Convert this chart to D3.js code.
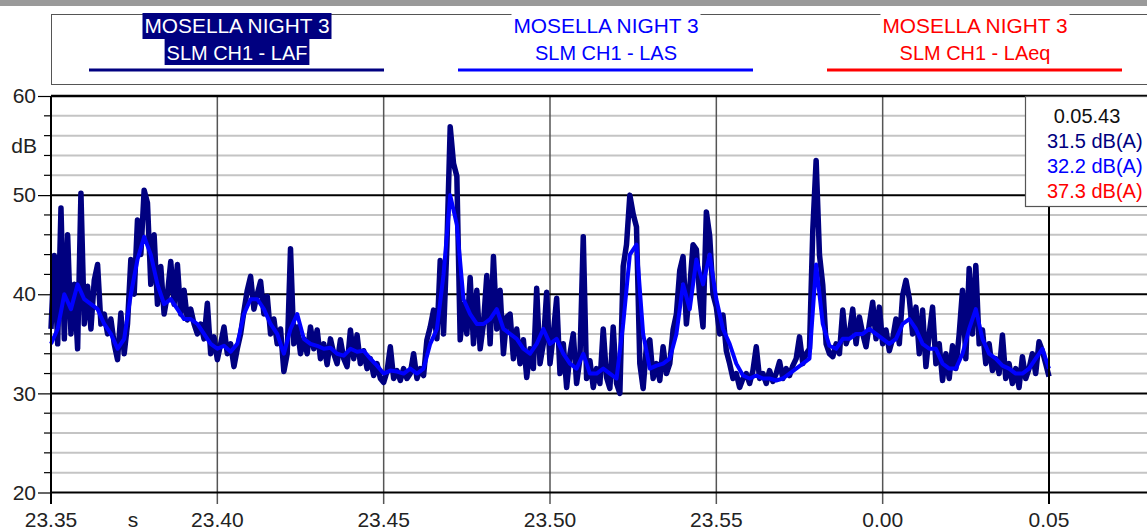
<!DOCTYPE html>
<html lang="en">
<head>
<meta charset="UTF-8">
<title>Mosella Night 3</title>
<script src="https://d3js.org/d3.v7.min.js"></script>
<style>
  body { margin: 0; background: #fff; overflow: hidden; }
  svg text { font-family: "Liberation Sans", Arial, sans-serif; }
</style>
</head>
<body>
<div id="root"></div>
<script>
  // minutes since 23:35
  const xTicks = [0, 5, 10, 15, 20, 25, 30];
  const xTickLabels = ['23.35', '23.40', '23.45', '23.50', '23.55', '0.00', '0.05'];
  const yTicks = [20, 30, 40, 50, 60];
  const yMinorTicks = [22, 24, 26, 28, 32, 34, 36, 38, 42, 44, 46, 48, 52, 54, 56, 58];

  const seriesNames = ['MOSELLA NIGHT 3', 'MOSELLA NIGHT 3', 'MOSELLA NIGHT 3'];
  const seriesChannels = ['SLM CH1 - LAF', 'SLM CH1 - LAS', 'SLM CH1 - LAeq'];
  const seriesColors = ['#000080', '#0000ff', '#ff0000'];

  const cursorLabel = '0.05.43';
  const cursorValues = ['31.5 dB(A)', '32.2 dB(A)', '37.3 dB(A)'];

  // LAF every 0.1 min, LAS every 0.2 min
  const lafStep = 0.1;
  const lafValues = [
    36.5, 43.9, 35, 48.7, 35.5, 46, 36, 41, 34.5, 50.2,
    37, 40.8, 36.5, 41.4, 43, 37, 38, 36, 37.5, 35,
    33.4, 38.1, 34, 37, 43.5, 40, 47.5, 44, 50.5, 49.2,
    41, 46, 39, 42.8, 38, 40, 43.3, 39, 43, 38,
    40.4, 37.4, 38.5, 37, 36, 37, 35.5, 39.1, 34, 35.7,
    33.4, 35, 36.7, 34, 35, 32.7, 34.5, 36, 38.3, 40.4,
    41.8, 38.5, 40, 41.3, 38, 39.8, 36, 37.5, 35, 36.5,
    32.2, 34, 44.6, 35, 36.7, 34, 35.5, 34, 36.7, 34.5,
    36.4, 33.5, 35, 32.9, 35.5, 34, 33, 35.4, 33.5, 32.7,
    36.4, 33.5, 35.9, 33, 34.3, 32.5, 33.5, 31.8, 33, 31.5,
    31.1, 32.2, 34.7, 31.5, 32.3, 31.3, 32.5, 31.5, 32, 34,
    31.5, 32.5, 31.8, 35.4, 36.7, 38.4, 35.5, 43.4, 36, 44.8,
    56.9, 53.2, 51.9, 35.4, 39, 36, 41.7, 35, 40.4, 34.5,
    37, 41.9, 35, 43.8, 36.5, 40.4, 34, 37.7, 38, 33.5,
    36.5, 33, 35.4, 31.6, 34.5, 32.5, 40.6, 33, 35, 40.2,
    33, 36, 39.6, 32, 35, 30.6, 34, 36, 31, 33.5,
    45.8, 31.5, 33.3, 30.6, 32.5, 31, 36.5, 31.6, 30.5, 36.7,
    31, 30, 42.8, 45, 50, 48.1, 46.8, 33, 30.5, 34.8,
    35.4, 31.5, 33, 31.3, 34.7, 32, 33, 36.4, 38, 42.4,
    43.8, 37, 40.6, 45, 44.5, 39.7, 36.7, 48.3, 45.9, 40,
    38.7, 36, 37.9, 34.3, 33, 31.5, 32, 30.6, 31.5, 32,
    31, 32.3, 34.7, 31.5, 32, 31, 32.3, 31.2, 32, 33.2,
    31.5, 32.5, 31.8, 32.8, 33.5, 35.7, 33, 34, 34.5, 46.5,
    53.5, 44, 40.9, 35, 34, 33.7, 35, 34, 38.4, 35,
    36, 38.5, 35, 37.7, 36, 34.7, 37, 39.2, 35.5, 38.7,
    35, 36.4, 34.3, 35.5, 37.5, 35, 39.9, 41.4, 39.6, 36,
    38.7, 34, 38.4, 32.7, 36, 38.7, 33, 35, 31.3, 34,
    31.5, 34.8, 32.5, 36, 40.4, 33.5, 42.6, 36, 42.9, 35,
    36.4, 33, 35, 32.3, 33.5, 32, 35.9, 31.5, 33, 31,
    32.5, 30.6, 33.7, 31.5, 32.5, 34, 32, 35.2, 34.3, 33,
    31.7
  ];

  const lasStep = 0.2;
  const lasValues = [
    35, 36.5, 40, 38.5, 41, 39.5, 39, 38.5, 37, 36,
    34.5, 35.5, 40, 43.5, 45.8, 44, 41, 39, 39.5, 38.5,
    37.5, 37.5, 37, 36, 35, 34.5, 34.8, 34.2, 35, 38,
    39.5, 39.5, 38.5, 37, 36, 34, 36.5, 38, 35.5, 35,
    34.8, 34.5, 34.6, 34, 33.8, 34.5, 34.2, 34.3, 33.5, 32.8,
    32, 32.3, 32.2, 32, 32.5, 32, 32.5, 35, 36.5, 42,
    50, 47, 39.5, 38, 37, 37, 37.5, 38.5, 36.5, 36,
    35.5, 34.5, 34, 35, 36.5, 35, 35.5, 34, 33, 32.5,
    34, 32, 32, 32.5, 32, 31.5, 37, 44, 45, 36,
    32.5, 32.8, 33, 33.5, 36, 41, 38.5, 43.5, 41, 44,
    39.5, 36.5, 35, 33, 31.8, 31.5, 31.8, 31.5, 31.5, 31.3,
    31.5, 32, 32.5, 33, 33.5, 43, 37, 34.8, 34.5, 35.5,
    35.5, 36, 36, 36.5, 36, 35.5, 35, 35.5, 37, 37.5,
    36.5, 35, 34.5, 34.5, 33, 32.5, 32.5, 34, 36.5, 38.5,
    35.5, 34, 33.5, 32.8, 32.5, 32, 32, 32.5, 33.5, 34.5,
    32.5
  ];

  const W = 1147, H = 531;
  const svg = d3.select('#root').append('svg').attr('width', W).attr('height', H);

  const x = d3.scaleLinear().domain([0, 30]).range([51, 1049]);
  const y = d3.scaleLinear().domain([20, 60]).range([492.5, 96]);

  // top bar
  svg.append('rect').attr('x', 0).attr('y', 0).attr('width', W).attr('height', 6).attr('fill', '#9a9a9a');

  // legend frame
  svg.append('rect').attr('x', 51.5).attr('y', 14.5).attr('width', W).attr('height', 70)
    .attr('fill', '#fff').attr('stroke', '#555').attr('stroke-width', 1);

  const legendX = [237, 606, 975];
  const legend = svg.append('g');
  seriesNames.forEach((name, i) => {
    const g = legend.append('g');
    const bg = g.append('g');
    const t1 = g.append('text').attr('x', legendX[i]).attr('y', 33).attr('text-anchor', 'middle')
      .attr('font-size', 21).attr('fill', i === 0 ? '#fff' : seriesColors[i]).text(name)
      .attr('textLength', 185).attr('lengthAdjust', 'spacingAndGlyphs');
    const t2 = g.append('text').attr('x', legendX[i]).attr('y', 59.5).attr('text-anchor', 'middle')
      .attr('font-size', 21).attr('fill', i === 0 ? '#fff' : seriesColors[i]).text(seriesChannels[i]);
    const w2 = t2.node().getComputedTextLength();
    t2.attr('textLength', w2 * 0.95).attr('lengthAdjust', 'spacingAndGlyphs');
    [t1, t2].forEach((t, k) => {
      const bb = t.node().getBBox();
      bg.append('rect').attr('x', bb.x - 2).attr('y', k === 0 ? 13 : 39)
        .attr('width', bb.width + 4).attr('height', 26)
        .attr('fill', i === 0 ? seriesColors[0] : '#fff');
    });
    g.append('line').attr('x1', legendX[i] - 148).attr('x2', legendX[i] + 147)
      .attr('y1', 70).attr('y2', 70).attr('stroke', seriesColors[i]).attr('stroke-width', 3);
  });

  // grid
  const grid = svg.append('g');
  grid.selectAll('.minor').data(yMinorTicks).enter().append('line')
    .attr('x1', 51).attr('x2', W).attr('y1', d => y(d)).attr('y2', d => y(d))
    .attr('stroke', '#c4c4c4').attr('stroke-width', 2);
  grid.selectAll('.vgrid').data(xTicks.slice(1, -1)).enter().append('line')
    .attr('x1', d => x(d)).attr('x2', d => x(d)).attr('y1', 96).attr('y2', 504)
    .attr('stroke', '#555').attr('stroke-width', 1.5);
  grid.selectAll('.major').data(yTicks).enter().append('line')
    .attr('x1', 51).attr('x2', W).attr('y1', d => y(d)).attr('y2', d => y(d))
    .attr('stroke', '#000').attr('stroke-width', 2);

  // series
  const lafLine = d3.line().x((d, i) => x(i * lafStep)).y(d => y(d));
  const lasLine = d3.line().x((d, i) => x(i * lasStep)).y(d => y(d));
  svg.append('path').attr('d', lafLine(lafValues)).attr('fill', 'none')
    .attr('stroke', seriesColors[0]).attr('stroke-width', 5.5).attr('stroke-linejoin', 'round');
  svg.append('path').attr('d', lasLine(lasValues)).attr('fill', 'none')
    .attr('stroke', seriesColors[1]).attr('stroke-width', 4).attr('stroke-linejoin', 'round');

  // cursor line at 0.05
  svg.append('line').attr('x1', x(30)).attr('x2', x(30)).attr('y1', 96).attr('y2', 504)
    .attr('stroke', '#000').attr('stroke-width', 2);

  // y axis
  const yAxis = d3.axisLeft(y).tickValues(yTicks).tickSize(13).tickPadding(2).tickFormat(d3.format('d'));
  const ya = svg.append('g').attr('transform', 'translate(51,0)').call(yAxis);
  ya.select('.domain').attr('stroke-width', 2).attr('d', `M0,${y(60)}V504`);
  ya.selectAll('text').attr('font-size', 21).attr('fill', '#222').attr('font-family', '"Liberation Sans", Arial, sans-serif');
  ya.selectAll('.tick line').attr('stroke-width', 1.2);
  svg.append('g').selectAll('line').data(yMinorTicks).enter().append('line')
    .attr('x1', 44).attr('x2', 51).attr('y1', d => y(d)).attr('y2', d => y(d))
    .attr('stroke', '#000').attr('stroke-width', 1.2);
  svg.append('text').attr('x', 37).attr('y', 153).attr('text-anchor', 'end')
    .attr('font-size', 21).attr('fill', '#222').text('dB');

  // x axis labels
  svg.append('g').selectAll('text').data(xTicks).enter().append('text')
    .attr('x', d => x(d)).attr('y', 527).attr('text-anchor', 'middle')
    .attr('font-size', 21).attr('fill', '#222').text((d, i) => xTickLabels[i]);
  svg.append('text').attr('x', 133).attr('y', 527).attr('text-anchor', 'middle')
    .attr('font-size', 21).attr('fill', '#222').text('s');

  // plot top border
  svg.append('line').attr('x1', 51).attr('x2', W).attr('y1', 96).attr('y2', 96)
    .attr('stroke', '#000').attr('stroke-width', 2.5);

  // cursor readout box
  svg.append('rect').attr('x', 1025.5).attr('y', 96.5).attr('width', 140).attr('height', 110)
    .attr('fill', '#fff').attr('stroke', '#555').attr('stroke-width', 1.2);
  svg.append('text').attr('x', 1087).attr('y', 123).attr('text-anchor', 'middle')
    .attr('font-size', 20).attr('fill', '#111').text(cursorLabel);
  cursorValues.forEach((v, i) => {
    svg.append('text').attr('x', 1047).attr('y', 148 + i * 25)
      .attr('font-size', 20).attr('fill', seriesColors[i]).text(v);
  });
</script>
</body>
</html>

○ ○ ○ ○ ○ ○ ○

__TASK BRIEF__: Extract, word for word, each line from the top of the data down to and including the line with "54, 56, 58];"; skip the pictures.

__TASK ANSWER__:
Convert this chart to D3.js code.
<!DOCTYPE html>
<html lang="en">
<head>
<meta charset="UTF-8">
<title>Mosella Night 3</title>
<script src="https://d3js.org/d3.v7.min.js"></script>
<style>
  body { margin: 0; background: #fff; overflow: hidden; }
  svg text { font-family: "Liberation Sans", Arial, sans-serif; }
</style>
</head>
<body>
<div id="root"></div>
<script>
  // minutes since 23:35
  const xTicks = [0, 5, 10, 15, 20, 25, 30];
  const xTickLabels = ['23.35', '23.40', '23.45', '23.50', '23.55', '0.00', '0.05'];
  const yTicks = [20, 30, 40, 50, 60];
  const yMinorTicks = [22, 24, 26, 28, 32, 34, 36, 38, 42, 44, 46, 48, 52, 54, 56, 58];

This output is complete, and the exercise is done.